Available data:
◇ ◇ ◇

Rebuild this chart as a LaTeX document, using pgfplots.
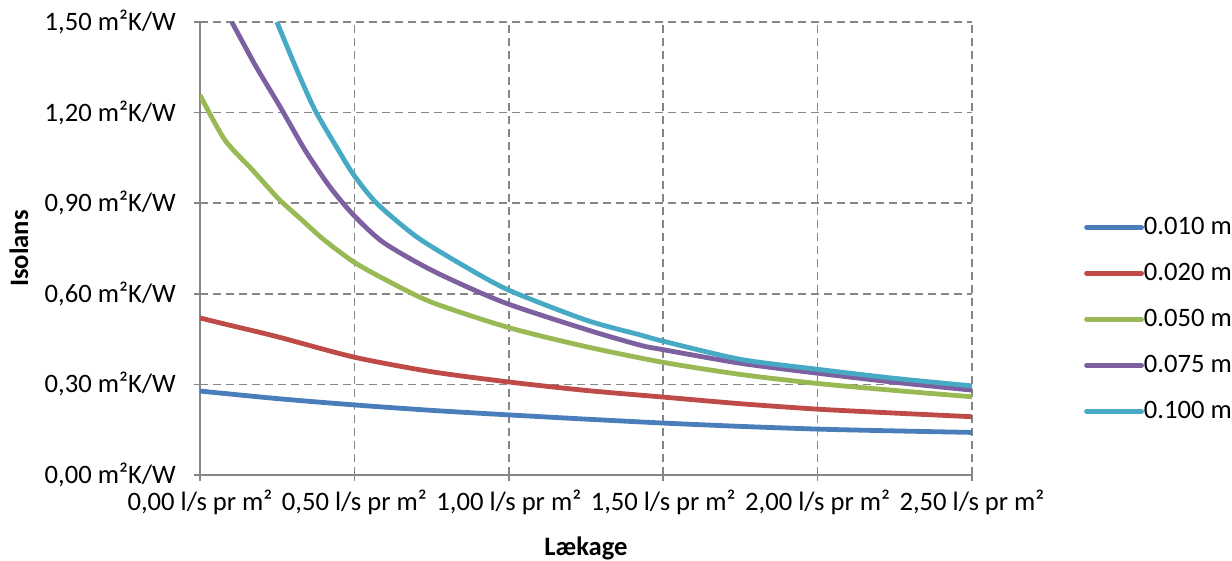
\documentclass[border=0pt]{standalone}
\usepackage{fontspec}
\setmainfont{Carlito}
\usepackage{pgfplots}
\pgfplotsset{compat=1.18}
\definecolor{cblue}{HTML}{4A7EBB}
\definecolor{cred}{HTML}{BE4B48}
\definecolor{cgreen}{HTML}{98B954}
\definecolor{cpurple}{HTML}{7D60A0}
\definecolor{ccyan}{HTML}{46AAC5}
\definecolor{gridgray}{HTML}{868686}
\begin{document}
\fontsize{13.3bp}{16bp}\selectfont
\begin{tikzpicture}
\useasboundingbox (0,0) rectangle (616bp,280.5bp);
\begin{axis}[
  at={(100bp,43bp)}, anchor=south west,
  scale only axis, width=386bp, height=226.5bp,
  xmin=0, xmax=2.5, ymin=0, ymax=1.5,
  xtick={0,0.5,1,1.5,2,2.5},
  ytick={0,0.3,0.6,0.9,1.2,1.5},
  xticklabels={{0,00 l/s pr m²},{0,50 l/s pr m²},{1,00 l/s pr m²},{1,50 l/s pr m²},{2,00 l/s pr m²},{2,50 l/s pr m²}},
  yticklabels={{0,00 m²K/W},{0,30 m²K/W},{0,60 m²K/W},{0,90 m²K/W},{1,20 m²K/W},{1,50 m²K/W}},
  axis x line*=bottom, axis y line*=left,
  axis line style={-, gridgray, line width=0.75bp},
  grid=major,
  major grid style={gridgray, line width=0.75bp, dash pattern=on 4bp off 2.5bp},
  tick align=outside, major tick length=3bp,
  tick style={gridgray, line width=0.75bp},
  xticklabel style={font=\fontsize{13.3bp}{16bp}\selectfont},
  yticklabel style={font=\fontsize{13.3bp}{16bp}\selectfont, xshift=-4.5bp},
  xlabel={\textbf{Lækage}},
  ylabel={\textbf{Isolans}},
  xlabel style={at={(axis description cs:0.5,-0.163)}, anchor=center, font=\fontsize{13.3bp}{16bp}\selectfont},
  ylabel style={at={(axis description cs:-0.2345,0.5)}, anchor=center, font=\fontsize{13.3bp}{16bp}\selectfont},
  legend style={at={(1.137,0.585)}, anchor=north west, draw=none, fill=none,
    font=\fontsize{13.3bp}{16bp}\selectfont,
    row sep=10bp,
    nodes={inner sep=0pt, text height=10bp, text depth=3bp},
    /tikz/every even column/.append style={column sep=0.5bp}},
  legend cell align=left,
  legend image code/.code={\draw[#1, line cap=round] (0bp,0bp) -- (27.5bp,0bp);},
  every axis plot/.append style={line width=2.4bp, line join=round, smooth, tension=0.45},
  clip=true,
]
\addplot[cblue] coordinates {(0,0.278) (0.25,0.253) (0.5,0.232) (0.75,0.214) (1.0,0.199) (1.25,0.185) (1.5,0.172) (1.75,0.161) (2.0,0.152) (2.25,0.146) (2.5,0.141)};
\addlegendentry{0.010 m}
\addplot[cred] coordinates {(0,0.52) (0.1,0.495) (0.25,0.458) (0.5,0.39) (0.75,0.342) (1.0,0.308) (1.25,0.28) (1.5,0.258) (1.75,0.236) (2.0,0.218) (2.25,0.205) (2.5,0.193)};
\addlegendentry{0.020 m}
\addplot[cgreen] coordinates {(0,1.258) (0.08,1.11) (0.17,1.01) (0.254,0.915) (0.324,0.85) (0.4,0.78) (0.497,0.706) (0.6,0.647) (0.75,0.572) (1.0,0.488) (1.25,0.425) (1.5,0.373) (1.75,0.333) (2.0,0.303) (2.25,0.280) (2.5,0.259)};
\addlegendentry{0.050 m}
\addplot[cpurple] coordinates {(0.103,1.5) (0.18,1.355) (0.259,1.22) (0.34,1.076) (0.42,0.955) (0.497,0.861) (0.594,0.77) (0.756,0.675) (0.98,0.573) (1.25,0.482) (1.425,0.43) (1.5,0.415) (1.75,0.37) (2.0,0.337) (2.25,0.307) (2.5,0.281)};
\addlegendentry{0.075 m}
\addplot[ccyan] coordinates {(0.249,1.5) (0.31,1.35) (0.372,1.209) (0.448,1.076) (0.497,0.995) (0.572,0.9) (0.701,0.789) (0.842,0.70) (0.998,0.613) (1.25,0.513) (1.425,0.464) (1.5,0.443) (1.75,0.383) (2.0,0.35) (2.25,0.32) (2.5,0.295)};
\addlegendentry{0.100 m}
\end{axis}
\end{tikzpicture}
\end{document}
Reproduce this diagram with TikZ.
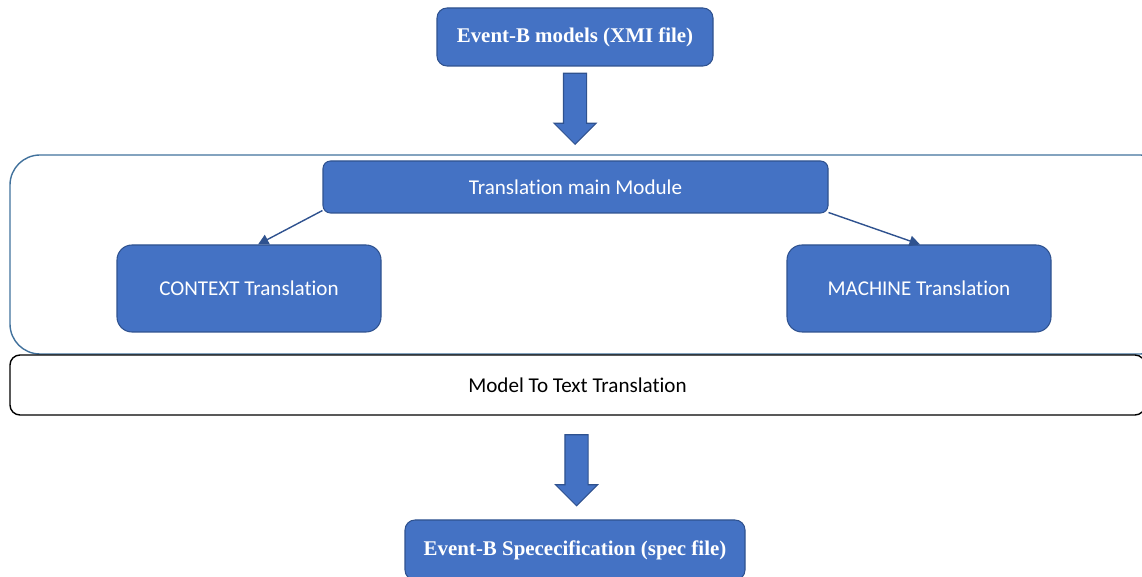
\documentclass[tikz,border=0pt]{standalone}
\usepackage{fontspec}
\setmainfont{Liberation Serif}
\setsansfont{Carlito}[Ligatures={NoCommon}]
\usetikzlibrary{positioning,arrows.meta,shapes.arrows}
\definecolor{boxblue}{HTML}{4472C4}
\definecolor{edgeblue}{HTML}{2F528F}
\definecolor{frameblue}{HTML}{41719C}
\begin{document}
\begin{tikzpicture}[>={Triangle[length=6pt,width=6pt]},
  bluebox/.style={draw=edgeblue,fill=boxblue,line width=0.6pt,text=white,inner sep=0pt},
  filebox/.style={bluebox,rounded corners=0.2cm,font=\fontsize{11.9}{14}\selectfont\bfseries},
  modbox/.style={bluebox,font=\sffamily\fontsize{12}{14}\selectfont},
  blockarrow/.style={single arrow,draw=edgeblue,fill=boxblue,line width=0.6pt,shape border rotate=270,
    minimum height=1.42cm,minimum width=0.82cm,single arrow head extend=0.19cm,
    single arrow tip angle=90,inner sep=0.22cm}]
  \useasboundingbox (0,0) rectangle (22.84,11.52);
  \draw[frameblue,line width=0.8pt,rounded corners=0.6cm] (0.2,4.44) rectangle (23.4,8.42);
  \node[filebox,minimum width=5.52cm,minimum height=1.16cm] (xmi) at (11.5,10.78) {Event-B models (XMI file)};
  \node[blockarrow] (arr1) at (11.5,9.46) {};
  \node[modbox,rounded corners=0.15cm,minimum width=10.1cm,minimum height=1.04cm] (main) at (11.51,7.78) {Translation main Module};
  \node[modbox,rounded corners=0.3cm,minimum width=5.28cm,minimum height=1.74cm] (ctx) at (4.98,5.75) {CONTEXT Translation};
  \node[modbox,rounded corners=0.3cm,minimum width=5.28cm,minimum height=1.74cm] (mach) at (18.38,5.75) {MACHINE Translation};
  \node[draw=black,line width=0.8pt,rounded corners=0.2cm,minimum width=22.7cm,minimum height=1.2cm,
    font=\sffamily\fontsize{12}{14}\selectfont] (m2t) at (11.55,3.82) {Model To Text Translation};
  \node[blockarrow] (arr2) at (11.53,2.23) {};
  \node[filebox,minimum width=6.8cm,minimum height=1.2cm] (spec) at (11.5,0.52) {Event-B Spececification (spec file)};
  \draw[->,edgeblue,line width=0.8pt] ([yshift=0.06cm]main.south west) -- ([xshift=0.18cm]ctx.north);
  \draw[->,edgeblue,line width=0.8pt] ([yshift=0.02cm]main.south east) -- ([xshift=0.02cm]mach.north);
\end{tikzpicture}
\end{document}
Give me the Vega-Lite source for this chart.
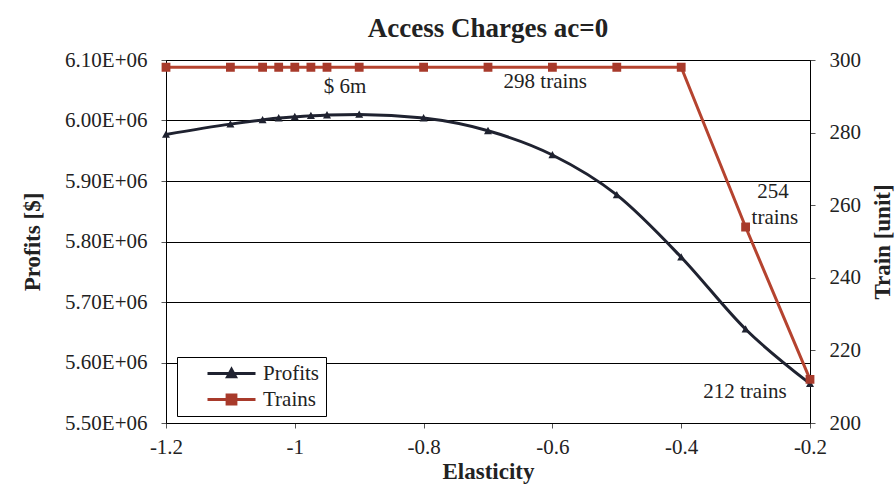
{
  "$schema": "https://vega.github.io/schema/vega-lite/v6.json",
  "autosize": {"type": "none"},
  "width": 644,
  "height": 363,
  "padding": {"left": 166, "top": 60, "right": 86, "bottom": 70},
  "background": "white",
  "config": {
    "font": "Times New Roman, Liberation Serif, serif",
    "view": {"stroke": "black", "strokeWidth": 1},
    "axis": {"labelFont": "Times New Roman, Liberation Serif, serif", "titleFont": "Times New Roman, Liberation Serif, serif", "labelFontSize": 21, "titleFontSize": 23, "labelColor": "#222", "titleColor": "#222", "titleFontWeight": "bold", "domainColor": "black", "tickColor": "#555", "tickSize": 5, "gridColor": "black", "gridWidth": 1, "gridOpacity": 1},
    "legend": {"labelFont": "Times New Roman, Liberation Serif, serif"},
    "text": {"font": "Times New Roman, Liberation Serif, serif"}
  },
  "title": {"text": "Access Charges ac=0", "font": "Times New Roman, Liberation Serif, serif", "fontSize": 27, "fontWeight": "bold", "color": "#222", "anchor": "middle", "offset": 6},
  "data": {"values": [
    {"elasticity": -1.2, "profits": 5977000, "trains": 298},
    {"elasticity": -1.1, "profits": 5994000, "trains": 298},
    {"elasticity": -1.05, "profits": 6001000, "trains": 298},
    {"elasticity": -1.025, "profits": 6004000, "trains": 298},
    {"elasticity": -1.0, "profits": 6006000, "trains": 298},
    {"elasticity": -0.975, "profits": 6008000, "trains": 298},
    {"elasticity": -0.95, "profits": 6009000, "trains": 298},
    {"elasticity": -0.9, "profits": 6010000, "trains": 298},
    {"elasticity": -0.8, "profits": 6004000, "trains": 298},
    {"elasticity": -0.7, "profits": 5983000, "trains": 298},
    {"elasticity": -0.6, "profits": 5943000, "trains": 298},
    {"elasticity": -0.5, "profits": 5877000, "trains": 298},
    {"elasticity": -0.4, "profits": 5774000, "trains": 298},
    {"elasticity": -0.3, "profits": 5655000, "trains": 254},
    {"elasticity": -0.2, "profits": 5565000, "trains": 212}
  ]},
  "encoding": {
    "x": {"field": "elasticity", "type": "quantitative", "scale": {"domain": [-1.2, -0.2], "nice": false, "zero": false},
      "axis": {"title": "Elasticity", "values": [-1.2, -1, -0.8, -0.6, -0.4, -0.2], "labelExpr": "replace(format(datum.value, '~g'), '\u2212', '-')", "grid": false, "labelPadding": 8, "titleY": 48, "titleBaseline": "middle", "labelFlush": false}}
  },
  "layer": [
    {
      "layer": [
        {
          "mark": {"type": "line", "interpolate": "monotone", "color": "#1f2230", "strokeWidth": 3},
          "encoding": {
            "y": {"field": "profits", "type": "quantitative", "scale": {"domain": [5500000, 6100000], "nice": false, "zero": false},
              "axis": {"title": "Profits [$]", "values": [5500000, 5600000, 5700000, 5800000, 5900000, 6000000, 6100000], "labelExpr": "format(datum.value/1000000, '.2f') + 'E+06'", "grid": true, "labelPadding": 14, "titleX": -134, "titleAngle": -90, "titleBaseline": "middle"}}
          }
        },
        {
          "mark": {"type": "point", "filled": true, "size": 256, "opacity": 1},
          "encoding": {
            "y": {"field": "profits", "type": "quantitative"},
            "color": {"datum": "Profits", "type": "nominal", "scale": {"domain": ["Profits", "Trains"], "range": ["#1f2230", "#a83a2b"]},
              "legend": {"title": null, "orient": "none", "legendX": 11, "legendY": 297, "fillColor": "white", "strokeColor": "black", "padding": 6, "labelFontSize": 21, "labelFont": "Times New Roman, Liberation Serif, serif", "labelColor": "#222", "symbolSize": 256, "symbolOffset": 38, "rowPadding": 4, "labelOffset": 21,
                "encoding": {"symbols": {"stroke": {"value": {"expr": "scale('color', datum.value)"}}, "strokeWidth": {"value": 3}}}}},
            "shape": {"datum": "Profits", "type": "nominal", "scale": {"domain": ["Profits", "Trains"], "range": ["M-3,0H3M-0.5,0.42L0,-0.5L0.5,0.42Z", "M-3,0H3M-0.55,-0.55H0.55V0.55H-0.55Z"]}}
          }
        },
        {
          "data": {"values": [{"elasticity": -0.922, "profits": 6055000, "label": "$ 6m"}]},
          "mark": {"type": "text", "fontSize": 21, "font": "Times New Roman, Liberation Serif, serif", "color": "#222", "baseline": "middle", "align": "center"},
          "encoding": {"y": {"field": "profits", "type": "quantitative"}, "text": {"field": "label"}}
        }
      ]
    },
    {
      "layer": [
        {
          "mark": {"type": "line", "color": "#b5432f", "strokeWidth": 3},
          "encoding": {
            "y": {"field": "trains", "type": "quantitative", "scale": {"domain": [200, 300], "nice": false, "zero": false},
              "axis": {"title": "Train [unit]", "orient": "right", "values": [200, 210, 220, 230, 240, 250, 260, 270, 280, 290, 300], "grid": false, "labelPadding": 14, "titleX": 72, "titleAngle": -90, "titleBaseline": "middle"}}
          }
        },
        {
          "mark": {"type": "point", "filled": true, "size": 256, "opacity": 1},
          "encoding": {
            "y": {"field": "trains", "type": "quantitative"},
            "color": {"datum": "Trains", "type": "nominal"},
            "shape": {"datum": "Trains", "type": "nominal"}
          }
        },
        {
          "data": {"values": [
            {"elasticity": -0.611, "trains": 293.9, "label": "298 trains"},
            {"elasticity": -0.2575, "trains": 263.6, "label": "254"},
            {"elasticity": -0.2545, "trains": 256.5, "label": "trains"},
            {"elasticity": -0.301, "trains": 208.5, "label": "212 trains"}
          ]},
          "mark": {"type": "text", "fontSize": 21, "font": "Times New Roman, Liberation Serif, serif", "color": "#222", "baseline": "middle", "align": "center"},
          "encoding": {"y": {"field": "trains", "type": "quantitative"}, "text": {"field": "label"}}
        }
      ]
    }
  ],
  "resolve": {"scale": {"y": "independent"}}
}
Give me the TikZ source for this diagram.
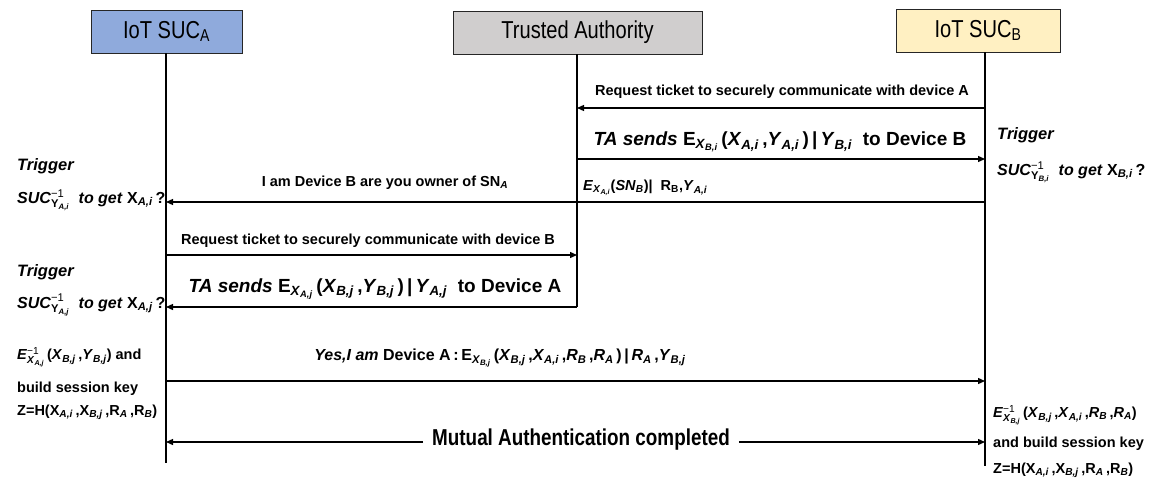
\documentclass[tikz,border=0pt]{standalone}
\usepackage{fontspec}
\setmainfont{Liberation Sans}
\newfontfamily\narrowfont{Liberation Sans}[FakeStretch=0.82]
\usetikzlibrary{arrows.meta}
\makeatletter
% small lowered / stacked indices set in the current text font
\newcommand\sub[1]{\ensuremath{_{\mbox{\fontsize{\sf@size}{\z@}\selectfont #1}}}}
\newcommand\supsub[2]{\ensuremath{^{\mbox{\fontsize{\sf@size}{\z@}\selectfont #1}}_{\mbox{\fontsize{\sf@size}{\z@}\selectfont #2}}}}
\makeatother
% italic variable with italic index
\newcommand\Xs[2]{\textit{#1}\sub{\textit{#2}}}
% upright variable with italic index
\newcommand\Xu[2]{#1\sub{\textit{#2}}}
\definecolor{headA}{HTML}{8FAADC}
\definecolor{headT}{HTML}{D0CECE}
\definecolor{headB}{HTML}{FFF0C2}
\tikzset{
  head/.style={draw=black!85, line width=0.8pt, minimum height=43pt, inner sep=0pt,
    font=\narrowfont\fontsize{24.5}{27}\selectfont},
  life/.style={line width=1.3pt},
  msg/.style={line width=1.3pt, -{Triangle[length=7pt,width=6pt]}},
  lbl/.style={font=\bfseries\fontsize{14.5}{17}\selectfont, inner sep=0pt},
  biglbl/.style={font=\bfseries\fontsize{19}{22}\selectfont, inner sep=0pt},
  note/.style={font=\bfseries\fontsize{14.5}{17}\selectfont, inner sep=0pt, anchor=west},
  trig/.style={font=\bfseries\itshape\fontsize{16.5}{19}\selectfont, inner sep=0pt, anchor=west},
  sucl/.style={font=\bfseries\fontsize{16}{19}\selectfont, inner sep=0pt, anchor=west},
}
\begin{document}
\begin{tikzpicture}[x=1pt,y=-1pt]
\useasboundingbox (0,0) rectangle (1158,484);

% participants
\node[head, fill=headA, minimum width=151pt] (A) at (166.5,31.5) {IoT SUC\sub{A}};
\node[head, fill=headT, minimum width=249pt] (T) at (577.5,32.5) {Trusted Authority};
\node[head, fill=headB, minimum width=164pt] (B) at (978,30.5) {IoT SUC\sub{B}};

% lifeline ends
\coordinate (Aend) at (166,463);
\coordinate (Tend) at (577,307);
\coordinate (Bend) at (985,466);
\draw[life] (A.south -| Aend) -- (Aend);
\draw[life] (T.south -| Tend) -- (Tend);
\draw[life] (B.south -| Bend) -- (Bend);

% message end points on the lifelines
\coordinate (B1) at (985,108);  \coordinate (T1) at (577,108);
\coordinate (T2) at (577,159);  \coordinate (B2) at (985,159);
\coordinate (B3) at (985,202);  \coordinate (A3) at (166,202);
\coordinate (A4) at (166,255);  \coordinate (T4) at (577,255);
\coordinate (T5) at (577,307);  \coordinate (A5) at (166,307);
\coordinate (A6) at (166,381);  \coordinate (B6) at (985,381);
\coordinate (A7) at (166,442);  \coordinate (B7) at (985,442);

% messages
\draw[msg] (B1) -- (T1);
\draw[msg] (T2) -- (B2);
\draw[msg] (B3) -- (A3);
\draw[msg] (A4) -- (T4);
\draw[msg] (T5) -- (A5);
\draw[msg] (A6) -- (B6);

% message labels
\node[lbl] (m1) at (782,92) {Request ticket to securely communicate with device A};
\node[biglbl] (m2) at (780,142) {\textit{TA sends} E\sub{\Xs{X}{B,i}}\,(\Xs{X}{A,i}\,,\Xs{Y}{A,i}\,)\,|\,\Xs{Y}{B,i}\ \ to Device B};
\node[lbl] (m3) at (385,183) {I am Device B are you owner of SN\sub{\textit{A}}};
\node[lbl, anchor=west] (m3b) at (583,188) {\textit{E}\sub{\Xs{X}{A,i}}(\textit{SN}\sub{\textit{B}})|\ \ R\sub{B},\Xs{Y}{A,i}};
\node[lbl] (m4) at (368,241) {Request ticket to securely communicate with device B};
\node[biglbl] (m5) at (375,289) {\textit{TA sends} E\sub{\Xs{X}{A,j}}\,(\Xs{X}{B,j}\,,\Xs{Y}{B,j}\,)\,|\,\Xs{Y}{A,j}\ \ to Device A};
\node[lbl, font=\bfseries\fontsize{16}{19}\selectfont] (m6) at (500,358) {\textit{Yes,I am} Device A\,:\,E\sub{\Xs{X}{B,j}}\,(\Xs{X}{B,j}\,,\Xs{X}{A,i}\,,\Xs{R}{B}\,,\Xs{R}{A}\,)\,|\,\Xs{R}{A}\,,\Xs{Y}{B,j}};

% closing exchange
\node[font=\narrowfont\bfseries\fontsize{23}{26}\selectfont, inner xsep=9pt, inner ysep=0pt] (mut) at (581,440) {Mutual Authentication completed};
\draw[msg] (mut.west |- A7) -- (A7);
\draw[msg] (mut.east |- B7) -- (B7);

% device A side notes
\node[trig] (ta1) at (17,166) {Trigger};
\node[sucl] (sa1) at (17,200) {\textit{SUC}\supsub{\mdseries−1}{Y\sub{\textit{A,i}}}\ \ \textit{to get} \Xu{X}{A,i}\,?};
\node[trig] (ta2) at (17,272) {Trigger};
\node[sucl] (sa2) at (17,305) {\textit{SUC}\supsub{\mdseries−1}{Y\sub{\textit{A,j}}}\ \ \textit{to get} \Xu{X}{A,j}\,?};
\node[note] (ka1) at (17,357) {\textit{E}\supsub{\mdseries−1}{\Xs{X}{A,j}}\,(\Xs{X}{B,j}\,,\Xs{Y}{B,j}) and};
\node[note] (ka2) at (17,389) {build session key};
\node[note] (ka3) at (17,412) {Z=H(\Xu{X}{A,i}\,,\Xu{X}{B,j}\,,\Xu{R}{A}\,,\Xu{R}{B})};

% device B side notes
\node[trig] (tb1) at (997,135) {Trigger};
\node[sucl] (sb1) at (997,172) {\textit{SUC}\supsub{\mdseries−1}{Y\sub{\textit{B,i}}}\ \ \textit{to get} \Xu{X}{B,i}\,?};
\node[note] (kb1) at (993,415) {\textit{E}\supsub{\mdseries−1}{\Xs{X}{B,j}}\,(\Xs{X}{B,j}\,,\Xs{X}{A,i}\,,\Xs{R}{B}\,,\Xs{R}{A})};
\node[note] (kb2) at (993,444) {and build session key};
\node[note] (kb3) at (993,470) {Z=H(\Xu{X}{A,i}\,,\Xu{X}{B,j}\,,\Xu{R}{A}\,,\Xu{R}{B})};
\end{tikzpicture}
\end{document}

◇ ◇ ◇

Description of the task: Only the count is wanted: report how many lines of the material above hold the word "source".

Reply to the task: 2